Czech president Petr Pavel warned that looking away from Ukraine “green-lights” future aggressors anywhere and described a security landscape shaped by Russia’s attacks on civilians and infrastructure, hybrid operations across Europe, and a sanctions-evading ecosystem supported by partners including China, Iran, and North Korea. In Berlin, German chancellor Friedrich Merz told the Bundestag that foreign and domestic policy can no longer be separated, urging swift reforms on tax, investment, energy prices, and administrative burden, and arguing for pragmatic climate policy that preserves industrial competitiveness in automotive, steel, chemicals, and aviation.
Events in European airspace showed the ambient risk environment. Spain reported a GPS “disturbance” affecting a military aircraft carrying defence minister Margarita Robles over the Russian exclave of Kaliningrad en route to Lithuania; the flight continued safely using encrypted and military navigation systems. Spanish and NATO officials described such incidents—impacting both civilian and military flights near Kaliningrad—as increasingly common, an assessment echoed by recent reports of jamming affecting a plane carrying the European Commission president in the Balkans. Separately, UK authorities arrested a man in connection with a cyberattack that had disrupted airport operations in several European capitals, a reminder that coercion below the threshold of armed conflict can produce outsized public effects.
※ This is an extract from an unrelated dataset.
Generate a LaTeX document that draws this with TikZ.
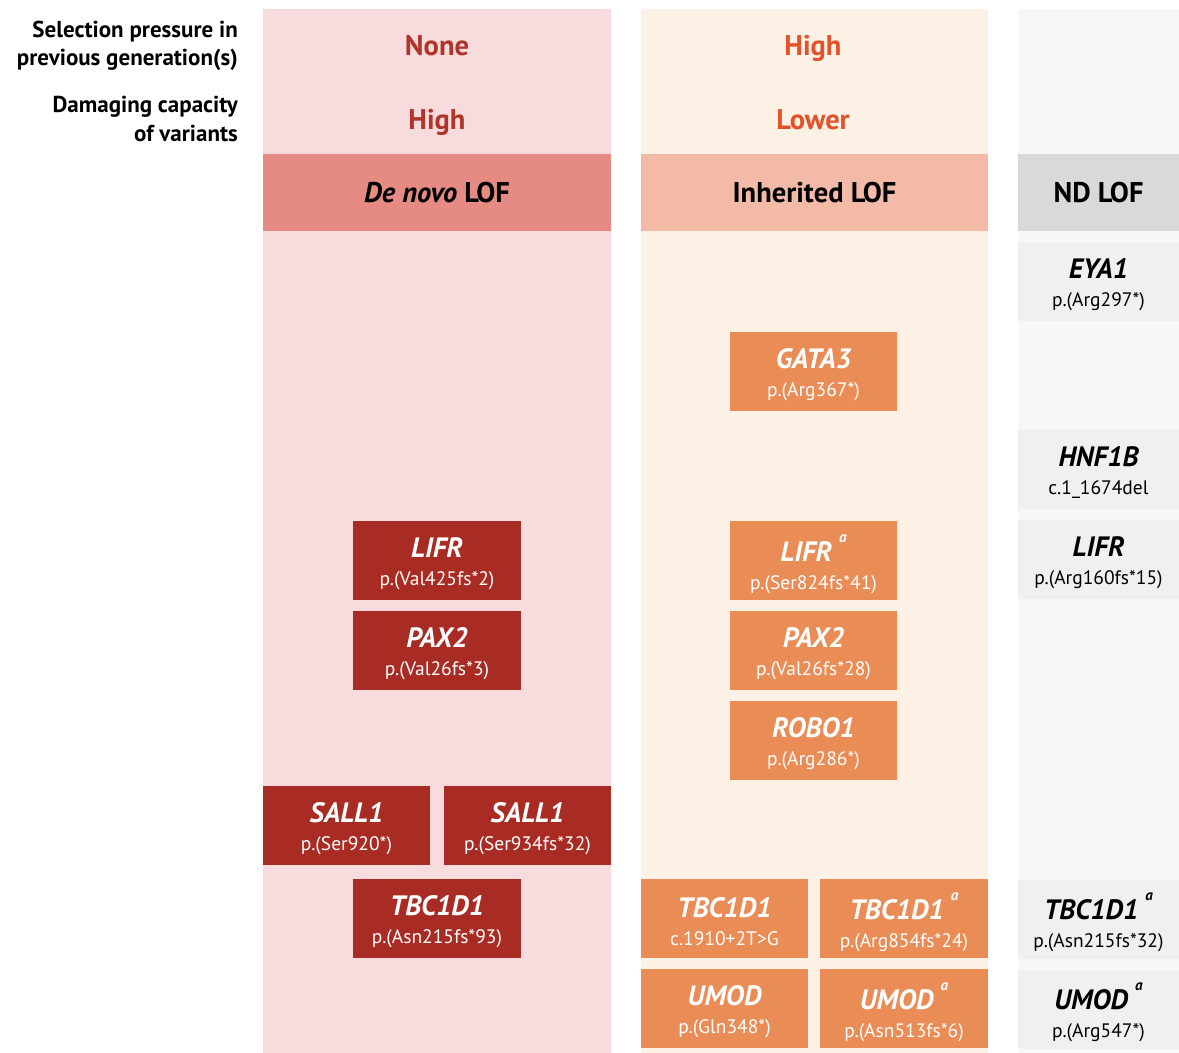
\documentclass[tikz,border=0pt]{standalone}
\usepackage{fontspec}
\setmainfont{PT Sans}
\usetikzlibrary{positioning}
\definecolor{dnbg}{HTML}{F8DCDD}
\definecolor{dnhead}{HTML}{E58B83}
\definecolor{dnred}{HTML}{A92C24}
\definecolor{dntext}{HTML}{B0342A}
\definecolor{inhbg}{HTML}{FDF0E5}
\definecolor{inhhead}{HTML}{F4BAA8}
\definecolor{inhorange}{HTML}{E98C56}
\definecolor{inhtext}{HTML}{E2532B}
\definecolor{ndbg}{HTML}{F7F7F7}
\definecolor{ndhead}{HTML}{D9D9D9}
\definecolor{ndcell}{HTML}{F0F0F0}

\newcommand{\gfont}{\fontsize{28}{28}\selectfont\bfseries\itshape}
\newcommand{\vfont}{\fontsize{19.5}{28}\selectfont}
\newcommand{\supfont}{\fontsize{15}{15}\selectfont\itshape}
% gene name (optional superscript) over the variant
\newcommand{\gene}[3]{{\gfont #1\if\relax\detokenize{#2}\relax\rule{0pt}{27pt}\else\hspace{7pt}\raisebox{19pt}{\supfont #2}\rule{0pt}{34pt}\fi}\\{\vfont #3}}

\begin{document}
\begin{tikzpicture}[x=1pt, y=-1pt,
  box/.style={minimum width=168pt, minimum height=79pt, inner sep=0pt, align=center, text=white, font=\vfont},
  dn/.style={box, fill=dnred},
  inh/.style={box, fill=inhorange},
  nd/.style={box, minimum width=161pt, fill=ndcell, text=black},
  head/.style={minimum height=77pt, inner sep=0pt, font=\fontsize{28.5}{28}\selectfont\bfseries},
  lvl/.style={anchor=base, inner sep=0pt, font=\fontsize{28.5}{28}\selectfont\bfseries},
  side/.style={align=right, anchor=east, inner sep=0pt, font=\fontsize{23}{28.5}\selectfont\bfseries}
]
  \useasboundingbox (0,0) rectangle (1179,1053);
  % column backgrounds
  \fill[dnbg] (263,9) rectangle (611,1053);
  \fill[inhbg] (641,9) rectangle (988,1053);
  \fill[ndbg] (1018,9) rectangle (1179,1053);

  % row labels
  \node[side] (selLbl) at (238,46) {Selection pressure in\\previous generation(s)};
  \node[side] (dmgLbl) at (238,119) {Damaging capacity\\of variants};
  \node[lvl, dntext] (dnSel) at (437,55) {None};
  \node[lvl, dntext] (dnDmg) at (437,129) {High};
  \node[lvl, inhtext] (inhSel) at (813,55) {High};
  \node[lvl, inhtext] (inhDmg) at (813,129) {Lower};

  % column headers
  \node[head, fill=dnhead, minimum width=348pt] (dnHead) at (437,192.5) {\textit{De novo} LOF};
  \node[head, fill=inhhead, minimum width=347pt] (inhHead) at (814.5,192.5) {Inherited LOF};
  \node[head, fill=ndhead, minimum width=161pt] (ndHead) at (1098.5,192.5) {ND LOF};

  % de novo LOF
  \node[dn] (dnLIFR) at (437,560) {\gene{LIFR}{}{p.(Val425fs*2)}};
  \node[dn] (dnPAX2) at (437,650) {\gene{PAX2}{}{p.(Val26fs*3)}};
  \node[dn, minimum width=167pt] (dnSALLa) at (346.5,825.5) {\gene{SALL1}{}{p.(Ser920*)}};
  \node[dn, minimum width=167pt] (dnSALLb) at (527.5,825.5) {\gene{SALL1}{}{p.(Ser934fs*32)}};
  \node[dn] (dnTBC) at (437,918) {\gene{TBC1D1}{}{p.(Asn215fs*93)}};

  % inherited LOF
  \node[inh, minimum width=167pt] (inhGATA) at (813.5,371) {\gene{GATA3}{}{p.(Arg367*)}};
  \node[inh, minimum width=167pt] (inhLIFR) at (813.5,560.5) {\gene{LIFR}{a}{p.(Ser824fs*41)}};
  \node[inh, minimum width=167pt] (inhPAX2) at (813.5,650) {\gene{PAX2}{}{p.(Val26fs*28)}};
  \node[inh, minimum width=167pt] (inhROBO) at (813.5,740) {\gene{ROBO1}{}{p.(Arg286*)}};
  \node[inh, minimum width=167pt] (inhTBCa) at (724.5,918.5) {\gene{TBC1D1}{}{c.1910+2T>G}};
  \node[inh] (inhTBCb) at (904,918.5) {\gene{TBC1D1}{a}{p.(Arg854fs*24)}};
  \node[inh, minimum width=167pt] (inhUMODa) at (724.5,1008.5) {\gene{UMOD}{}{p.(Gln348*)}};
  \node[inh] (inhUMODb) at (904,1008.5) {\gene{UMOD}{a}{p.(Asn513fs*6)}};

  % ND LOF
  \node[nd] (ndEYA) at (1098.5,281) {\gene{EYA1}{}{p.(Arg297*)}};
  \node[nd] (ndHNF) at (1098.5,469) {\gene{HNF1B}{}{c.1\_1674del}};
  \node[nd] (ndLIFR) at (1098.5,559) {\gene{LIFR}{}{p.(Arg160fs*15)}};
  \node[nd] (ndTBC) at (1098.5,919) {\gene{TBC1D1}{a}{p.(Asn215fs*32)}};
  \node[nd] (ndUMOD) at (1098.5,1009) {\gene{UMOD}{a}{p.(Arg547*)}};
\end{tikzpicture}
\end{document}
The day’s interventions and incidents converged on a single diagnosis. Whether in Ukraine’s trenches, Gaza’s humanitarian catastrophe, the Baltic skies, or Europe’s critical infrastructures, the perceived erosion of enforceable rules invites risk to spill across borders. Zelenskyy’s speech attempted to widen the coalition for deterrence by casting security as a shared right rather than a privilege of the well-armed. European leaders tried to keep both principles and pragmatism in view: defend Ukraine and international law, mitigate humanitarian disaster, harden societies against hybrid threats, and adjust domestic policy to sustain the means of action. The strategic question left hanging was not whether words matter—they do, and they set direction—but whether the instruments that give them force will follow at the speed that today’s threats demand.